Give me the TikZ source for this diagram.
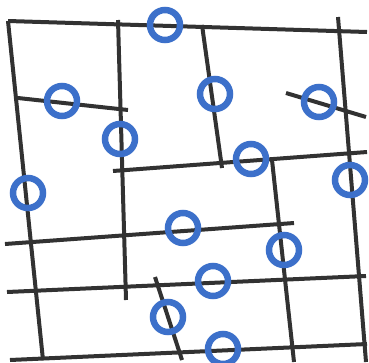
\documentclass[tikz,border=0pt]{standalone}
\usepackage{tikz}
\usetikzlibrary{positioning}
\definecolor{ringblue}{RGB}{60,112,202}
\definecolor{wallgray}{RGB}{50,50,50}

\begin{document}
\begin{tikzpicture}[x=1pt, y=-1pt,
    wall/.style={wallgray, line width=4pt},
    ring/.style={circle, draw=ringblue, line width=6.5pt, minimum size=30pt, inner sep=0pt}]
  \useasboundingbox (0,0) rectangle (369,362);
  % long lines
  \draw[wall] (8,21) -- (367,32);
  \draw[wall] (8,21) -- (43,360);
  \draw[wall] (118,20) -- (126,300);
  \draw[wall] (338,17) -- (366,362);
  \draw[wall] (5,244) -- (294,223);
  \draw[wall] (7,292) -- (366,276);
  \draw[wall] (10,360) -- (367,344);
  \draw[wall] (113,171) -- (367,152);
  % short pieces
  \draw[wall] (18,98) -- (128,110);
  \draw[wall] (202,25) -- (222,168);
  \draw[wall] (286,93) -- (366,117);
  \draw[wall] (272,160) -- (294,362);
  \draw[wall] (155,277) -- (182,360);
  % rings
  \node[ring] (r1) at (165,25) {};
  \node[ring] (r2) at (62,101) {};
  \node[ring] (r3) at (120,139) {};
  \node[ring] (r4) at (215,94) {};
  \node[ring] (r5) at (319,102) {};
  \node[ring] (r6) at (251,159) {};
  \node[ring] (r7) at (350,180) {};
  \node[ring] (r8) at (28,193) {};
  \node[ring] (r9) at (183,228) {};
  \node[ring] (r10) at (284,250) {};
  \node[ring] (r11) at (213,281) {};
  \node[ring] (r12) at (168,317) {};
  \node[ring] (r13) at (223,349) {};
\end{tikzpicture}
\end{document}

Your task: Copy out all the data exactly; skip the pictures.

Response to the task:
Give me the TikZ source for this diagram.
\documentclass[tikz,border=0pt]{standalone}
\usepackage{tikz}
\usetikzlibrary{positioning}
\definecolor{ringblue}{RGB}{60,112,202}
\definecolor{wallgray}{RGB}{50,50,50}

\begin{document}
\begin{tikzpicture}[x=1pt, y=-1pt,
    wall/.style={wallgray, line width=4pt},
    ring/.style={circle, draw=ringblue, line width=6.5pt, minimum size=30pt, inner sep=0pt}]
  \useasboundingbox (0,0) rectangle (369,362);
  % long lines
  \draw[wall] (8,21) -- (367,32);
  \draw[wall] (8,21) -- (43,360);
  \draw[wall] (118,20) -- (126,300);
  \draw[wall] (338,17) -- (366,362);
  \draw[wall] (5,244) -- (294,223);
  \draw[wall] (7,292) -- (366,276);
  \draw[wall] (10,360) -- (367,344);
  \draw[wall] (113,171) -- (367,152);
  % short pieces
  \draw[wall] (18,98) -- (128,110);
  \draw[wall] (202,25) -- (222,168);
  \draw[wall] (286,93) -- (366,117);
  \draw[wall] (272,160) -- (294,362);
  \draw[wall] (155,277) -- (182,360);
  % rings
  \node[ring] (r1) at (165,25) {};
  \node[ring] (r2) at (62,101) {};
  \node[ring] (r3) at (120,139) {};
  \node[ring] (r4) at (215,94) {};
  \node[ring] (r5) at (319,102) {};
  \node[ring] (r6) at (251,159) {};
  \node[ring] (r7) at (350,180) {};
  \node[ring] (r8) at (28,193) {};
  \node[ring] (r9) at (183,228) {};
  \node[ring] (r10) at (284,250) {};
  \node[ring] (r11) at (213,281) {};
  \node[ring] (r12) at (168,317) {};
  \node[ring] (r13) at (223,349) {};
\end{tikzpicture}
\end{document}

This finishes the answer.